• [Given material]:
↓

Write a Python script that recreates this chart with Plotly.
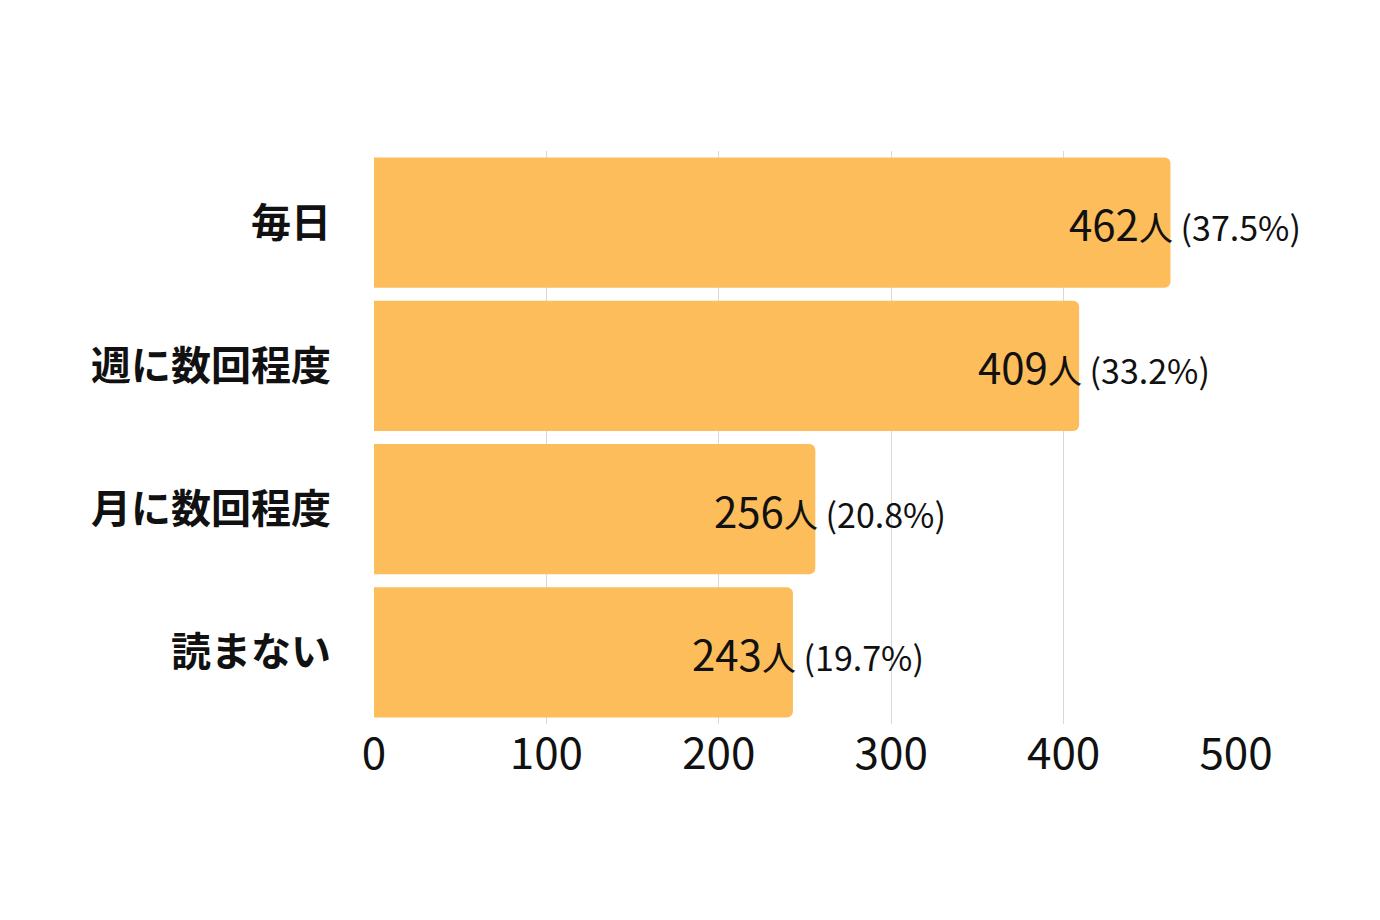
import plotly.graph_objects as go

categories = ["毎日", "週に数回程度", "月に数回程度", "読まない"]
counts = [462, 409, 256, 243]
percents = ["37.5%", "33.2%", "20.8%", "19.7%"]
xticks = [0, 100, 200, 300, 400, 500]

font = "Noto Sans CJK JP"
fig = go.Figure(go.Bar(
    y=categories, x=counts, orientation="h",
    marker=dict(color="#FDBD5B", cornerradius=6, line=dict(width=0)),
))
for c, v, p in zip(categories, counts, percents):
    fig.add_annotation(
        x=v, y=c, xanchor="left", xshift=-103, showarrow=False,
        text=f"<span style='font-size:42px'>{v}</span><span style='font-size:34px'>人 ({p})</span>",
        font=dict(family=font, color="#111111"),
    )
fig.update_layout(
    width=1380, height=920, paper_bgcolor="white", plot_bgcolor="white",
    margin=dict(l=366, r=152, t=143, b=204),
    bargap=0.09, showlegend=False,
    font=dict(family=font, color="#111111"),
    xaxis=dict(range=[0, 500], tickvals=xticks, showgrid=True, gridcolor="#D9D9D9",
               gridwidth=1, zeroline=False, tickfont=dict(size=44), ticks="", showline=False),
    yaxis=dict(autorange="reversed", tickfont=dict(size=40, family=font),
               ticks="outside", ticklen=34, tickcolor="white", showline=False),
)
fig.update_yaxes(tickprefix="<b>", ticksuffix="</b>")
fig.write_html("out.html")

↑

• [Your goal]: Restate the whole of the material word for word without the pictures.

• [Reply to the exercise]:
Write a Python script that recreates this chart with Plotly.
import plotly.graph_objects as go

categories = ["毎日", "週に数回程度", "月に数回程度", "読まない"]
counts = [462, 409, 256, 243]
percents = ["37.5%", "33.2%", "20.8%", "19.7%"]
xticks = [0, 100, 200, 300, 400, 500]

font = "Noto Sans CJK JP"
fig = go.Figure(go.Bar(
    y=categories, x=counts, orientation="h",
    marker=dict(color="#FDBD5B", cornerradius=6, line=dict(width=0)),
))
for c, v, p in zip(categories, counts, percents):
    fig.add_annotation(
        x=v, y=c, xanchor="left", xshift=-103, showarrow=False,
        text=f"<span style='font-size:42px'>{v}</span><span style='font-size:34px'>人 ({p})</span>",
        font=dict(family=font, color="#111111"),
    )
fig.update_layout(
    width=1380, height=920, paper_bgcolor="white", plot_bgcolor="white",
    margin=dict(l=366, r=152, t=143, b=204),
    bargap=0.09, showlegend=False,
    font=dict(family=font, color="#111111"),
    xaxis=dict(range=[0, 500], tickvals=xticks, showgrid=True, gridcolor="#D9D9D9",
               gridwidth=1, zeroline=False, tickfont=dict(size=44), ticks="", showline=False),
    yaxis=dict(autorange="reversed", tickfont=dict(size=40, family=font),
               ticks="outside", ticklen=34, tickcolor="white", showline=False),
)
fig.update_yaxes(tickprefix="<b>", ticksuffix="</b>")
fig.write_html("out.html")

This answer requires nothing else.